Même si les résultats des négociations sont consignés dans un plan social, l’employeur veillera à conclure avec chacun des salariés licenciés une transaction individuelle qui reprendra les conditions du plan social spécifiquement applicable à ce salarié, et fixera définitivement l’accord entre le salarié et l’employeur.

VII. Le plan de maintien dans l’emploi

Un employeur qui occupe au moins quinze salariés doit notifier tout licenciement pour des raisons non inhérentes à la personne du salarié et donc tout licenciement économique au Comité de Conjoncture, afin de lui permettre de suivre les licenciements économiques (Art. L. 511-27 du Code du travail).

Cette notification se fait au plus tard au moment où l’employeur notifie le préavis de licenciement. La notification peut se faire par voie électronique.

L’employeur sera invité à mener des négociations en vue d’aboutir à un plan de maintien dans l’emploi avec la délégation du personnel et les syndicats. Diverses mesures pour maintenir l’emploi devront être abordées, la loi fixant une liste de sujets obligatoires (Art. L. 513-4 du Code du travail).
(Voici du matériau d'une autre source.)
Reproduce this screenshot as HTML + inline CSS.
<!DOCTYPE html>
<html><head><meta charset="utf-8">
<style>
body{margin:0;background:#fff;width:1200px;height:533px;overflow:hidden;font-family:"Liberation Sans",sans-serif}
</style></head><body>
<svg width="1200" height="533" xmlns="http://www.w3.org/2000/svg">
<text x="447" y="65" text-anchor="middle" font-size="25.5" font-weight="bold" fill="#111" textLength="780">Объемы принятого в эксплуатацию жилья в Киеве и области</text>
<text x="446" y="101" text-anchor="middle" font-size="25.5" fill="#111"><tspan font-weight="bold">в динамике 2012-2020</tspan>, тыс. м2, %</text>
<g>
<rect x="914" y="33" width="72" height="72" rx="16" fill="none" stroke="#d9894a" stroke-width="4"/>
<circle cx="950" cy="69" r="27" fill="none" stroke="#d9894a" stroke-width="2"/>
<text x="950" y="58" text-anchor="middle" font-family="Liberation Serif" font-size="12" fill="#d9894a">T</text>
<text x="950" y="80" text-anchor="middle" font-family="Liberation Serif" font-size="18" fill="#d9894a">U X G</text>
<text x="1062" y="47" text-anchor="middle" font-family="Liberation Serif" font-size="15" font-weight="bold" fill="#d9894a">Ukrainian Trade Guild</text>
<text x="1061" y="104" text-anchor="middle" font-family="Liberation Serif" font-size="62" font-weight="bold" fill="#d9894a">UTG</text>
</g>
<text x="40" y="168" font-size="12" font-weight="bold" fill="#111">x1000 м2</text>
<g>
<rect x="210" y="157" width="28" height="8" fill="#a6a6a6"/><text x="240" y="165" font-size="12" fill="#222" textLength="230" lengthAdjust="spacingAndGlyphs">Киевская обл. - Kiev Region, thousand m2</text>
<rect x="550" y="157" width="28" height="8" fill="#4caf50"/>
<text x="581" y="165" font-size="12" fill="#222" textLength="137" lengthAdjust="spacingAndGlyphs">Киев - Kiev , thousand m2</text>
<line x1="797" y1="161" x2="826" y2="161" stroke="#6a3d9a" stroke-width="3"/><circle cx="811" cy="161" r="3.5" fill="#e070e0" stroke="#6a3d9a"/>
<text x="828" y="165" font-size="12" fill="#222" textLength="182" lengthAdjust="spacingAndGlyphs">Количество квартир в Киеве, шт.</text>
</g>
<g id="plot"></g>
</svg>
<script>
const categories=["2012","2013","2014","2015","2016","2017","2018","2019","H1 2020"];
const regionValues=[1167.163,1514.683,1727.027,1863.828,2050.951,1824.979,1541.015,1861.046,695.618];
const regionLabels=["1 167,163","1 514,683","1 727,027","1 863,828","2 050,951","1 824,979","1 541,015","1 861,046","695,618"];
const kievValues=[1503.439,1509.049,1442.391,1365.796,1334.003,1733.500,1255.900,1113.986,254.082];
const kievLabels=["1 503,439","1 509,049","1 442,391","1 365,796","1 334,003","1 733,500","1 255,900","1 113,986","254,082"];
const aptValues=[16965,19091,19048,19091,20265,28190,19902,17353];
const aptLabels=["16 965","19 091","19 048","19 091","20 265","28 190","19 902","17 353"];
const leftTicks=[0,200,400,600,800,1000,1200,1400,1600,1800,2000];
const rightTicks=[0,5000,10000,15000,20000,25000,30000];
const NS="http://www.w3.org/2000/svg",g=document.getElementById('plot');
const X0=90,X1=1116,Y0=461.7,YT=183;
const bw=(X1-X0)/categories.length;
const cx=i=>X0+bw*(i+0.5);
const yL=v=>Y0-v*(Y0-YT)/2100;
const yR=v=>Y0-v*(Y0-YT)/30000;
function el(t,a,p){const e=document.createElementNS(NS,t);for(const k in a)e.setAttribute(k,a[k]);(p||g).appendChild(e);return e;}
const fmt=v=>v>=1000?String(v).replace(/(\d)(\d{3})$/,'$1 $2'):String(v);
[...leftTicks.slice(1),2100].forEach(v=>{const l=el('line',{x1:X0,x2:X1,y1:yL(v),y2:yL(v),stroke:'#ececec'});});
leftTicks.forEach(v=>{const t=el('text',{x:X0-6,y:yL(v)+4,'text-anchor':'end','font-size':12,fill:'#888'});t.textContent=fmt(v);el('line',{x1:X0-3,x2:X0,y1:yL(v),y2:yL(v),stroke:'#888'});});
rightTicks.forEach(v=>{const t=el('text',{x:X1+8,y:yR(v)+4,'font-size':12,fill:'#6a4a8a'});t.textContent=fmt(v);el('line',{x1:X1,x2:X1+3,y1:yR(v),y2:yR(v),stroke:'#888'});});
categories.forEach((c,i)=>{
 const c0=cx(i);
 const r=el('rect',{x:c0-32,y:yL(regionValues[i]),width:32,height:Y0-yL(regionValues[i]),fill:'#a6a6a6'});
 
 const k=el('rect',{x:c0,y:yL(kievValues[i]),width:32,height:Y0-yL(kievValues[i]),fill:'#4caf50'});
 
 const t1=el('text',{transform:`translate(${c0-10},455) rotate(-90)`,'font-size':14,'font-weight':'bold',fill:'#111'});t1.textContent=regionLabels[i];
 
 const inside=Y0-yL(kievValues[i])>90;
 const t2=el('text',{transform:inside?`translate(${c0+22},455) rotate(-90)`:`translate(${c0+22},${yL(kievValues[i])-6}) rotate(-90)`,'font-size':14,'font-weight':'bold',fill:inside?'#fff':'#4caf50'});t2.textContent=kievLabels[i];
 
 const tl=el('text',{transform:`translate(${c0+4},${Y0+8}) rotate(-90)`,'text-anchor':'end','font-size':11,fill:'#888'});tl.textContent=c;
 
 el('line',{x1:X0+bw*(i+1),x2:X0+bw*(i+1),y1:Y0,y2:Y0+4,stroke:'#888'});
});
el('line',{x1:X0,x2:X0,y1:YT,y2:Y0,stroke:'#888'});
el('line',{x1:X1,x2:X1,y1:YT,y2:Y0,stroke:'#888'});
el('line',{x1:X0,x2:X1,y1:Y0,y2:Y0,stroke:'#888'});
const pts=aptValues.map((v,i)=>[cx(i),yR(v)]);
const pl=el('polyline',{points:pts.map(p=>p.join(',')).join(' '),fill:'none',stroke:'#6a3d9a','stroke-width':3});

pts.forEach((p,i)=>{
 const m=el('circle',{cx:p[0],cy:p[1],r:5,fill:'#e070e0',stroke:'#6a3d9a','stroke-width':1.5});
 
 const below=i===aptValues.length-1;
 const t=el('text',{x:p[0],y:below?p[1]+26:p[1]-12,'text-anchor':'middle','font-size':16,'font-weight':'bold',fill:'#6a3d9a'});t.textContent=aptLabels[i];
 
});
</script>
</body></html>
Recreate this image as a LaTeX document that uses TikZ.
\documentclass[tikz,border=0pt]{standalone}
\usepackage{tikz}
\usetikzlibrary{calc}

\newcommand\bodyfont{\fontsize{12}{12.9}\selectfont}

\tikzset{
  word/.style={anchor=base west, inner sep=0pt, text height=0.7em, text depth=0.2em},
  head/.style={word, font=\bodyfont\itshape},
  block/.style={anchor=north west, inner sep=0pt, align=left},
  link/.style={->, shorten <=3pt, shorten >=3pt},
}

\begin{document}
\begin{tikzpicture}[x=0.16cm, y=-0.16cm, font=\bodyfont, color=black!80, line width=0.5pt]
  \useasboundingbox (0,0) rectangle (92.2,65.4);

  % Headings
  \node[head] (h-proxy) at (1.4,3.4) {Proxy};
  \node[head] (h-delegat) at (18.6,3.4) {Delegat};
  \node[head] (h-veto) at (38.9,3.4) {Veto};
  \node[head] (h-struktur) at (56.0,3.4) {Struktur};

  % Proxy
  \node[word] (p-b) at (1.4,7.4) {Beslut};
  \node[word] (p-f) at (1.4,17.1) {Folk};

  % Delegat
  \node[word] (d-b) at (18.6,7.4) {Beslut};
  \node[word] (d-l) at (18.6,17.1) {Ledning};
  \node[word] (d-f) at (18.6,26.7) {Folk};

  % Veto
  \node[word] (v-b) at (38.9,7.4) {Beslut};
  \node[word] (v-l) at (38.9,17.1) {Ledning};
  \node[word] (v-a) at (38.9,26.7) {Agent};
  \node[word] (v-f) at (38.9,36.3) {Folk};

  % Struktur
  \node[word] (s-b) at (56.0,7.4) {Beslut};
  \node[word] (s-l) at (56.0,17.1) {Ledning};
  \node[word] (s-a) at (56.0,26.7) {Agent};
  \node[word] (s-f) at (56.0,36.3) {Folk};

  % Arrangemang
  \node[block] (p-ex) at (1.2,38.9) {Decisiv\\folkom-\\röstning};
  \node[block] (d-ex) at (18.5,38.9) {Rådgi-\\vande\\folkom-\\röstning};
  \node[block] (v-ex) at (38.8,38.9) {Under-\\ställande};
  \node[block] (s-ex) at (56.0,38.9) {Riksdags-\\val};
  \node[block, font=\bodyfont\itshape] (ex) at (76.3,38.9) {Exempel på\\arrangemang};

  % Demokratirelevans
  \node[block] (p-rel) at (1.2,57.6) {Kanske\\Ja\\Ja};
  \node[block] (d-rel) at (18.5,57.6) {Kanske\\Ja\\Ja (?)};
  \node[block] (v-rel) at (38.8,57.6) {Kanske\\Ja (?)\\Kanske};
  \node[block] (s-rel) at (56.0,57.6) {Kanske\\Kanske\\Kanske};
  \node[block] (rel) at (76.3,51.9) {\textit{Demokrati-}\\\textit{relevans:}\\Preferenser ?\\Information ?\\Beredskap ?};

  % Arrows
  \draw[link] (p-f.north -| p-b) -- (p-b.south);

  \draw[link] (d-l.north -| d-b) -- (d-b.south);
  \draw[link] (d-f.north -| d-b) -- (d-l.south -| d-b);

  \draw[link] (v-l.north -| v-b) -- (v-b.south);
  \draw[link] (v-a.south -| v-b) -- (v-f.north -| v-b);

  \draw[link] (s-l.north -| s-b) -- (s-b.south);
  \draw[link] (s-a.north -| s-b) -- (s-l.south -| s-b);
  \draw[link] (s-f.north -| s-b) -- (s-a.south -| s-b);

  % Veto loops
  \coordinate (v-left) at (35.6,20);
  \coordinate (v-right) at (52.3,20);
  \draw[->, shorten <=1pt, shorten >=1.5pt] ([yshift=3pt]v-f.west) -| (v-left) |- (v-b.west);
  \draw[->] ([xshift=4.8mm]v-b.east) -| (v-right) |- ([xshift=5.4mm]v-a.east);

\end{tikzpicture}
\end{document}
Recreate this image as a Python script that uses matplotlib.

L’employeur n’est pas tenu d’accepter les mesures proposées, et en l’absence d’accord, un rapport écrit reprenant le contenu et les conclusions des discussions, sera dressé.

Ce plan de maintien dans l’emploi n’a pas de force juridique particulière, mais pourra faire l’objet d’une homologation par le Ministre de l’emploi, ce qui ouvre un droit à l’employeur de toucher certaines aides et avantages.

Si toutefois la situation financière de l’entreprise l’exige, l’employeur pourra prononcer des licenciements et ce pendant ou après les négociations.

Les entreprises disposant d’un plan de maintien dans l’emploi homologué par le Ministre du travail au cours des six mois précédant le début des négociations pour un plan social sont dispensées de l’obligation prévue au premier alinéa du paragraphe (2) de l’article L. 166-2 du Code du travail (voir ci-dessus).